Swill, Part Two - Turning Lemons into Apple Pie!

Last week we shared one of life's lessons.  Sometimes you pay a lot of money for a really terrible bottle of whiskey.  It sucks.  You feel a bit robbed.  Perhaps we can take solace in the hope that we've spared one or two of our readers from suffering a similar fate.  If our warning didn't get to you in time, or if you find yourself in possession of a similar unwanted and undrinkable bottle, today's post is for you.

Baked Apple Rye

Well, call this SmokyBeast's first original recipe.  It's actually a combination of two ideas we stole.  We've been reading this awesome blog Boozed & Infused, and - of course - it's had us dying to infuse something.  So we looked up their whiskey recipes and found this one for apple pie bourbon using Granny Smith apples, vanilla beans, and cinnamon sticks.  This sounded pretty good, but we were thinking about how to perhaps "Lagasse it" (aka Turn It Up A Notch, Bam!).  A few days later we were talking with our resident rye historian Josh Feldman from The Coopered Tot who let it spill that he had been wanting to do a new take on an old moonshiner's tradition of mixing raw spirit with apple cider - a brown sugar baked apple whiskey infusion.  We figured we'd pilfer and combine these two ideas and make Baked Apple Rye.


1 Bottle Redemption Barrel Proof Rye
4 Granny Smith Apples
Brown Sugar
Vanilla Beans
Cinnamon Sticks
1 Used (& washed) Pasta Jar


Core apples, leaving the bottom intact, and place in a baking pan.  Coat the inside of each apple generously with brown sugar (around one tablespoon per apple).  Pour a little water into the bottom of the pan.  Bake at 375 degrees for about half an hour.


You only need about an apple and a half for the infusion, so you'll need to eat two of the apples.  They're really good with vanilla ice cream.  Cut the other two apples in quarters and loosely fill the pasta jar.  Slice one whole vanilla bean in half and add it to the jar.  Add two cinnamon sticks.  Pour about an inch of the syrupy liquid from the baked apples into the jar as well.  Then fill to the top with whiskey (save the bottle for the final product).  If you've spilled any brown sugar or have some left in the spoon, it can't hurt to add that as well (or just put in a couple of teaspoons for good measure).

We let the concoction infuse for about a week.  You could probably drink it after a few days or leave if for as long as several weeks.  Shake it up every day or two.  When it's ready to go, filter it through cheese cloth or heat it up in the microwave and use a coffee filter.  Pour it back into the rye bottle and you're ready to go with your infusion.  Now that you've turned your nightmare into a delicious bottle of Baked Apple Rye, it's time to make cocktails!

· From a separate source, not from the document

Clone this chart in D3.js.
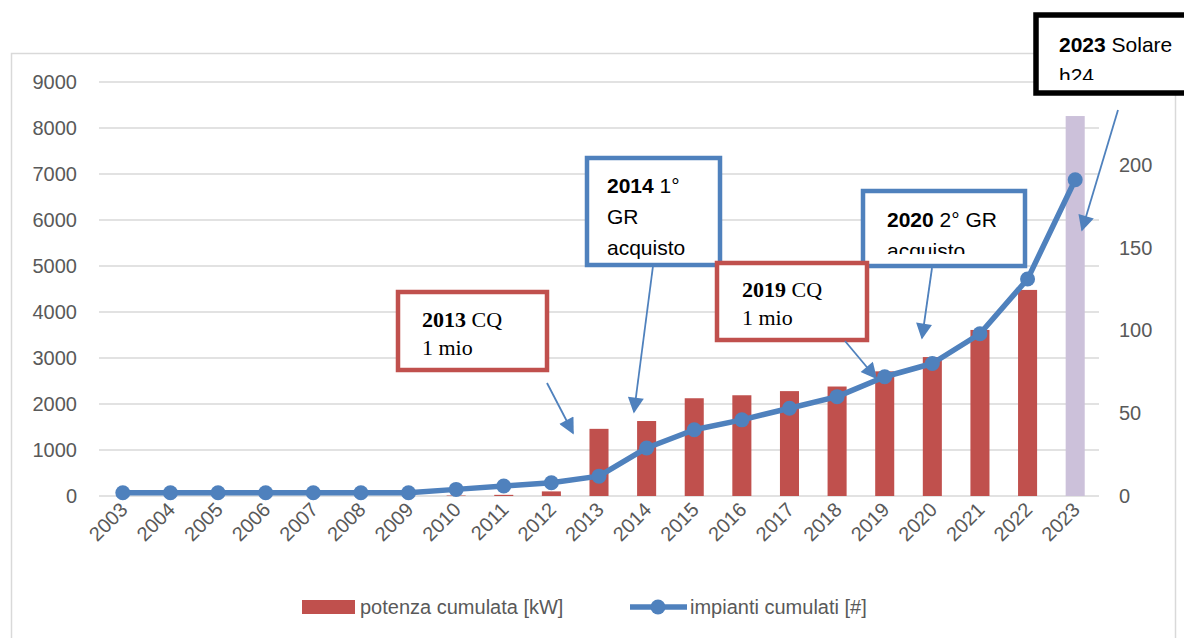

The Baked Apple Rye Old Fashioned

Chill your cocktail glass.  Pour your Baked Apple Rye into a pint glass or cocktail shaker over lots of ice.  Add bitters.  We used two bitters - Angostura & Fee Brothers Old Fashioned Aromatic Bitters.  If the infusion isn't sweet enough on it's own, add simple syrup or sugar to taste.  Stir, strain, and serve.

The Result

Ta-da!  We've turned our sorrow into the most delicious beverage of all time!  It's super strong (basically chilled barrel proof hooch), but it's got all that lovely cinnamon, brown sugar, apple, and vanilla.  Maybe it was all the hard work we put into it, but this is the best cocktail we've had in ages.  Enjoy.



  1. Awesome that it turned out! As my son used to say: "Daddy ficked it". I call that finding the silver lining. To give credit where it's due my angle was to upgrade the old moonshiner's recipe also called "Apple Pie".

    1. It was an inspired suggestion Josh! I think we should also make a few gallons of real apple pie moonshine and jar it up in case we run out of whiskey!